# Tamron 150-600 first light



## griz (Jan 9, 2006)

Finally my new lens came in. Too late yesterday to get any pics but I was out bright and early today. Went to the eagle nest near Llano. The chicks are fully feathered now and almost ready to fly. Testing their wings and hovering over the nest most of the time I was there.




























Griz


----------



## MichaelW (Jun 16, 2010)

By they have grown fast. I assume you have the Canon version of the lens. I have been told that the Nikon is probably several weeks away yet. What is your opinion of the lens so far.


----------



## griz (Jan 9, 2006)

*I love it*

So far I can't find any flies on it at all. Focus was fast and all those were at 600mm f8. Love the contrast it gets I've never had to turn it down just a tad on any other lens. I'm sure I'll get better shots as I get used to it but I really think its huge bang for the buck. Yea it won't be long now. The canon mount came out last month on the 17th but those were all pre-orders noone had any stock.
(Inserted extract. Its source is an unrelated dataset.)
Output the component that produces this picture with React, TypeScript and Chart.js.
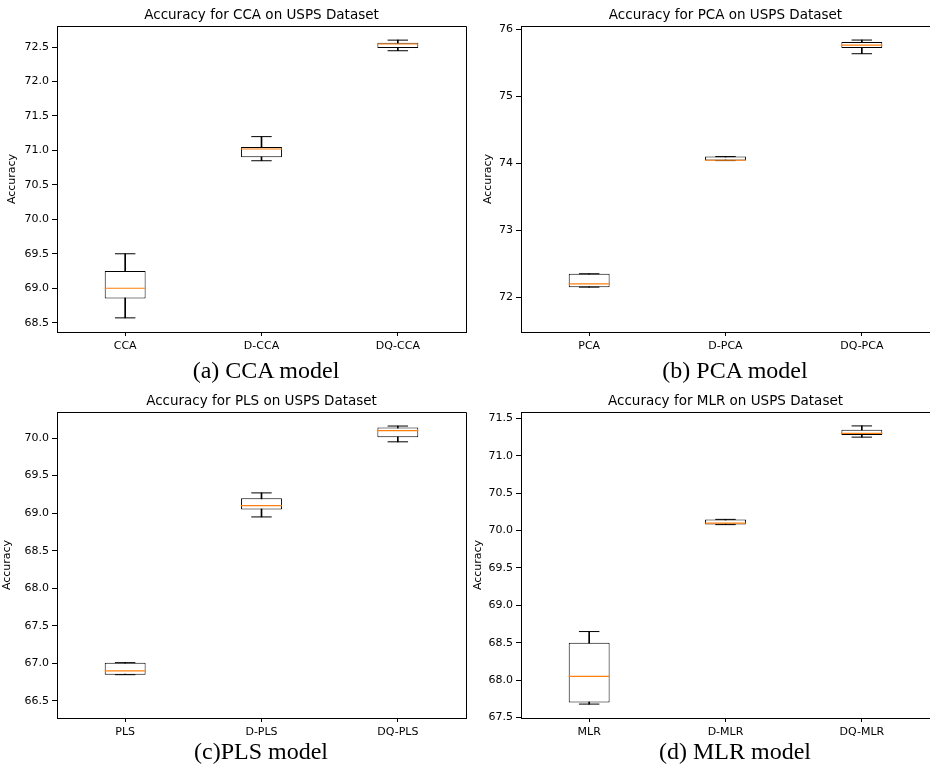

But a month later in a single day I got 3 notices of them being in stock. I picked up mine at Precision in Austin same price as internet. Took the 7D in and got the lens focus microadjusted for 28 bucks.There is a flikr group of all 150-600mm shots some awesome shots. http://www.flickr.com/groups/sigma150-500/pool/

Griz


----------



## griz (Jan 9, 2006)

*This one came out pretty good*










This one was really testing its wings while I was there. Holding onto a branch and flapping or hovering just above the nest. The wind was pretty steady so it had a little help.

Griz


----------